Since we have been told on good authority that imitation is the highest form of flattery, I would follow in the footsteps of the confessions by Jean J Rousseau. He starts his autobiography thus
I have entered upon a performance which is without example, whose accomplishment will have no imitator. I mean to present my fellow-mortals with a man in all the integrity of nature; and this man shall be myself.
I know my heart, and have studied mankind; I am not made like any one I have been acquainted with, perhaps like no one in existence; if not better, I at least claim originality, and whether Nature did wisely in breaking the mould with which she formed me, can only be determined after having read this work.
Whenever the last trumpet shall sound, I will present myself before the sovereign judge with this book in my hand, and loudly proclaim, thus have I acted; these were my thoughts; such was I. With equal freedom and veracity have I related what was laudable or wicked, I have concealed no crimes, added no virtues; and if I have sometimes introduced superfluous ornament, it was merely to occupy a void occasioned by defect of memory: I may have supposed that certain, which I only knew to be probable, but have never asserted as truth, a conscious falsehood. Such as I was, I have declared myself; sometimes vile and despicable, at others, virtuous, generous and sublime; even as thou hast read my inmost soul: Power eternal! assemble round thy throne an innumerable throng of my fellow-mortals, let them listen to my confessions, let them blush at my depravity, let them tremble at my sufferings; let each in his turn expose with equal sincerity the failings, the wanderings of his heart, and, if he dare, aver, I was better than that man.

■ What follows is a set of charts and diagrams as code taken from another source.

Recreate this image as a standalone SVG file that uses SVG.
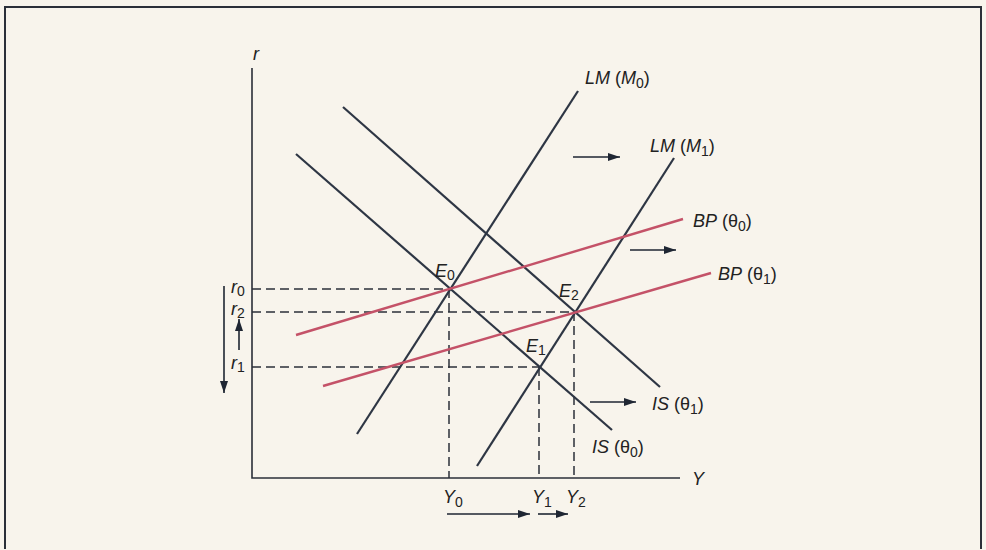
<svg xmlns="http://www.w3.org/2000/svg" width="986" height="550" viewBox="0 0 986 550">
<defs>
<marker id="ah" markerUnits="userSpaceOnUse" markerWidth="13" markerHeight="10" refX="12" refY="5" orient="auto">
<path d="M0,1 L12,5 L0,9 Z" fill="#1f2633"/>
</marker>
<style>
.bg{fill:#f8f4ec}
.frame{fill:none;stroke:#2b2f38;stroke-width:2}
.axis{fill:none;stroke:#2b2f38;stroke-width:1.6}
.curve{fill:none;stroke:#2e3644;stroke-width:2.2}
.bp{fill:none;stroke:#c45268;stroke-width:2.4}
.dash{fill:none;stroke:#2b2f38;stroke-width:1.5;stroke-dasharray:9 5}
.arr{fill:none;stroke:#1f2633;stroke-width:1.6;marker-end:url(#ah)}
text{font-family:"Liberation Sans",Arial,sans-serif;font-size:18px;fill:#222}
.it{font-style:italic}
.sub{font-size:14px}
</style>
</defs>
<rect class="bg" x="0" y="0" width="986" height="550"/>
<path class="frame" d="M5,549 V7 H981 V549"/>

<g id="axes">
<path class="axis" d="M252,68 V478 H680"/>
<text class="it" x="253" y="60">r</text>
<text class="it" x="692" y="485">Y</text>
</g>

<g id="connectors">
<path class="dash" d="M252,289 H449 M252,312 H574 M252,367 H539"/>
<path class="dash" d="M449,289 V478 M539,367 V478 M574,312 V478"/>
<path class="arr" d="M573,157 H620"/>
<path class="arr" d="M630,250 H676"/>
<path class="arr" d="M590,402 H636"/>
<path class="arr" d="M447,514 H530"/>
<path class="arr" d="M538,514 H568"/>
<path class="arr" d="M224,286 V393"/>
<path class="arr" d="M239,350 V319"/>
</g>

<g id="LM0">
<line class="curve" x1="578" y1="91" x2="357" y2="434"/>
<text x="585" y="84"><tspan class="it">LM</tspan> (<tspan class="it">M</tspan><tspan class="sub" dy="4">0</tspan><tspan dy="-4">)</tspan></text>
</g>
<g id="LM1">
<line class="curve" x1="674" y1="158" x2="477" y2="466"/>
<text x="650" y="152"><tspan class="it">LM</tspan> (<tspan class="it">M</tspan><tspan class="sub" dy="4">1</tspan><tspan dy="-4">)</tspan></text>
</g>
<g id="IS0">
<line class="curve" x1="296" y1="154" x2="612" y2="430"/>
<text x="592" y="453"><tspan class="it">IS</tspan> (θ<tspan class="sub" dy="4">0</tspan><tspan dy="-4">)</tspan></text>
</g>
<g id="IS1">
<line class="curve" x1="343" y1="107" x2="660" y2="387"/>
<text x="652" y="410"><tspan class="it">IS</tspan> (θ<tspan class="sub" dy="4">1</tspan><tspan dy="-4">)</tspan></text>
</g>
<g id="BP0">
<line class="bp" x1="296" y1="335" x2="683" y2="219"/>
<text x="693" y="227"><tspan class="it">BP</tspan> (θ<tspan class="sub" dy="4">0</tspan><tspan dy="-4">)</tspan></text>
</g>
<g id="BP1">
<line class="bp" x1="323" y1="386" x2="711" y2="273"/>
<text x="718" y="280"><tspan class="it">BP</tspan> (θ<tspan class="sub" dy="4">1</tspan><tspan dy="-4">)</tspan></text>
</g>

<g id="E0"><text x="435" y="277"><tspan class="it">E</tspan><tspan class="sub" dy="3">0</tspan></text></g>
<g id="E2"><text x="559" y="297"><tspan class="it">E</tspan><tspan class="sub" dy="3">2</tspan></text></g>
<g id="E1"><text x="526" y="352"><tspan class="it">E</tspan><tspan class="sub" dy="3">1</tspan></text></g>

<g id="r-labels">
<text x="231" y="293"><tspan class="it">r</tspan><tspan class="sub" dy="3">0</tspan></text>
<text x="231" y="315"><tspan class="it">r</tspan><tspan class="sub" dy="3">2</tspan></text>
<text x="231" y="369"><tspan class="it">r</tspan><tspan class="sub" dy="3">1</tspan></text>
</g>
<g id="Y-labels">
<text x="443" y="503"><tspan class="it">Y</tspan><tspan class="sub" dy="4">0</tspan></text>
<text x="532" y="503"><tspan class="it">Y</tspan><tspan class="sub" dy="4">1</tspan></text>
<text x="566" y="503"><tspan class="it">Y</tspan><tspan class="sub" dy="4">2</tspan></text>
</g>
</svg>
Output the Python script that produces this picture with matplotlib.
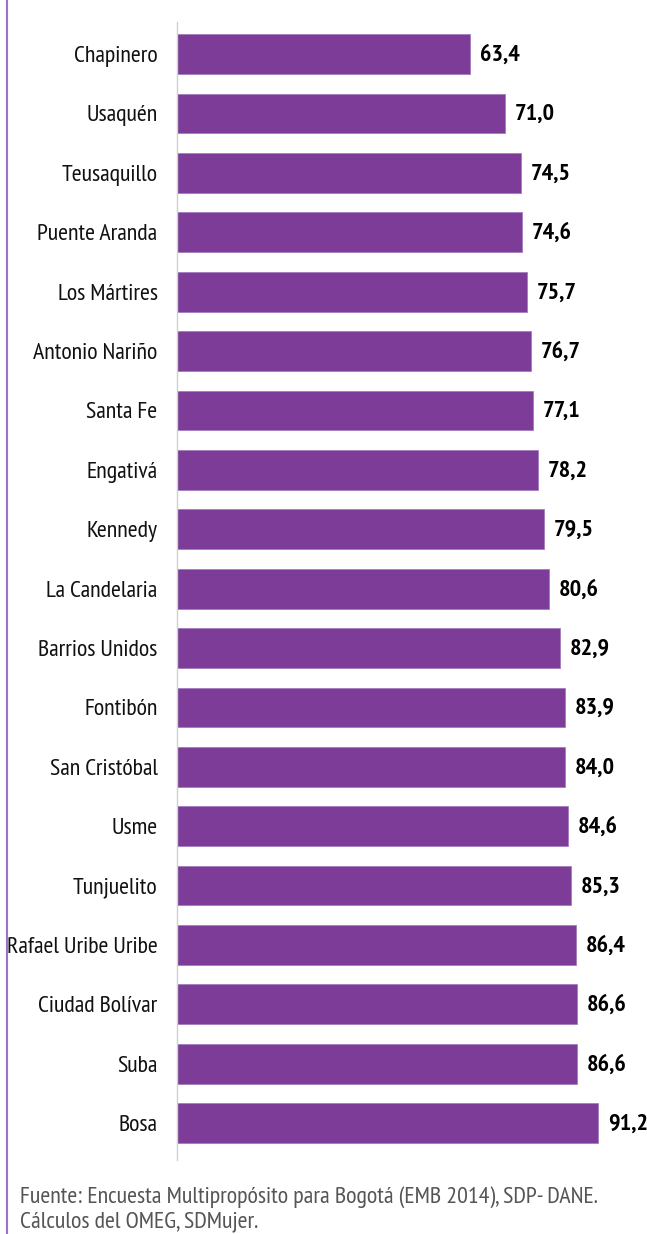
import matplotlib.pyplot as plt
from matplotlib import font_manager

# Datos: porcentaje por localidad (Bogotá)
localidades = ["Chapinero", "Usaquén", "Teusaquillo", "Puente Aranda", "Los Mártires",
               "Antonio Nariño", "Santa Fe", "Engativá", "Kennedy", "La Candelaria",
               "Barrios Unidos", "Fontibón", "San Cristóbal", "Usme", "Tunjuelito",
               "Rafael Uribe Uribe", "Ciudad Bolívar", "Suba", "Bosa"]
valores = [63.4, 71.0, 74.5, 74.6, 75.7, 76.7, 77.1, 78.2, 79.5, 80.6,
           82.9, 83.9, 84.0, 84.6, 85.3, 86.4, 86.6, 86.6, 91.2]

fuente = ["Fuente: Encuesta Multipropósito para Bogotá (EMB 2014), SDP- DANE.",
          "Cálculos del OMEG, SDMujer."]

# fuente condensada, la primera que exista
names = {f.name for f in font_manager.fontManager.ttflist}
candidatas = ["PT Sans Narrow", "Fira Sans Condensed", "Roboto Condensed",
              "Encode Sans Condensed", "Archivo Narrow", "Asap Condensed",
              "Open Sans Condensed", "Liberation Sans Narrow"]
narrow = next((c for c in candidatas if c in names), "DejaVu Sans")
plt.rcParams['font.family'] = [narrow, 'DejaVu Sans']

bar_color = "#7D3C98"

fig = plt.figure(figsize=(6.47, 12.34), dpi=100)
ax = fig.add_axes([177 / 647, 74 / 1234, 462 / 647, 1138 / 1234])

pos = list(range(len(localidades)))
ax.barh(pos, valores, height=0.67, color=bar_color, edgecolor="#A57CC0", linewidth=0.6)

for y, v in zip(pos, valores):
    ax.text(v + 2.1, y + 0.02, f"{v:.1f}".replace(".", ","), va="center", ha="left",
            fontsize=17.5, fontweight="bold", color="black")

ax.set_xlim(0, 100)
ax.set_ylim(18.62, -0.54)
ax.set_yticks(pos)
ax.set_yticklabels(localidades, fontsize=17.2, color="#111111")
ax.tick_params(axis="y", length=0, pad=14)
ax.set_xticks([])

for s in ["top", "right", "bottom"]:
    ax.spines[s].set_visible(False)
ax.spines["left"].set_color("#D0D0D0")
ax.spines["left"].set_linewidth(1.0)

# borde izquierdo morado
fig.add_artist(plt.Line2D([6.5 / 647, 6.5 / 647], [0, 1], transform=fig.transFigure,
                          color="#A070C8", linewidth=1.5))

# nota de fuente (dos renglones)
for linea, base in zip(fuente, [1203, 1227]):
    fig.text(20 / 647, 1 - base / 1234, linea, fontsize=17.3, color="#555555",
             va="baseline", ha="left")

fig.savefig("out.png", dpi=100)
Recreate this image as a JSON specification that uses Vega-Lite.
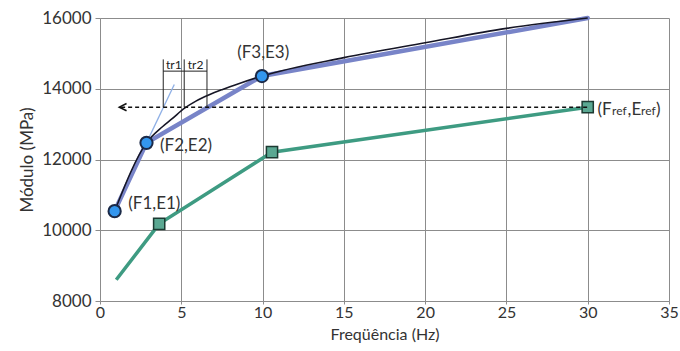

Confessions of J. J Rousseau
And if this will not do, the introduction to Ecce Homo, should do. It starts thus
As it is my intention within a very short time to confront my fellow-men with the very greatest demand that has ever yet been made upon them, it seems to me above all necessary to declare here who and what I am. As a matter of fact, this ought to be pretty well known already, for I have not “held my tongue” about myself. But the disparity which obtains between the greatness of my task and the smallness of my contemporaries, is revealed by the fact that people have neither heard me nor yet seen me. I live on my own self-made credit, and it is probably only a prejudice to suppose that I am alive at all. I do but require to speak to any one of the scholars who come to the Ober-Engadine in the summer in order to convince myself that I am not alive…. Under these circumstances, it is a duty—and one against which my customary reserve, and to a still greater degree the pride of my instincts, rebel—to say: Listen! for I am such and such a person. For Heaven’s sake do not confound me with any one else!
Ecce Homo, F Nietzsche
Yes. Do not confound me with anyone else for I am my own person!
I have read few autobiographies. If there are any that shouldn’t have been written or trees cut to have them printed are those about most Kenyan politicians. First, the books are a bore. Two, there is nothing great or inspiring about them. They are monstrosities of the written word that shouldn’t have been allowed to leave any printing house. There is hardly anything to learn from them, except, maybe, how not to write an autobiography.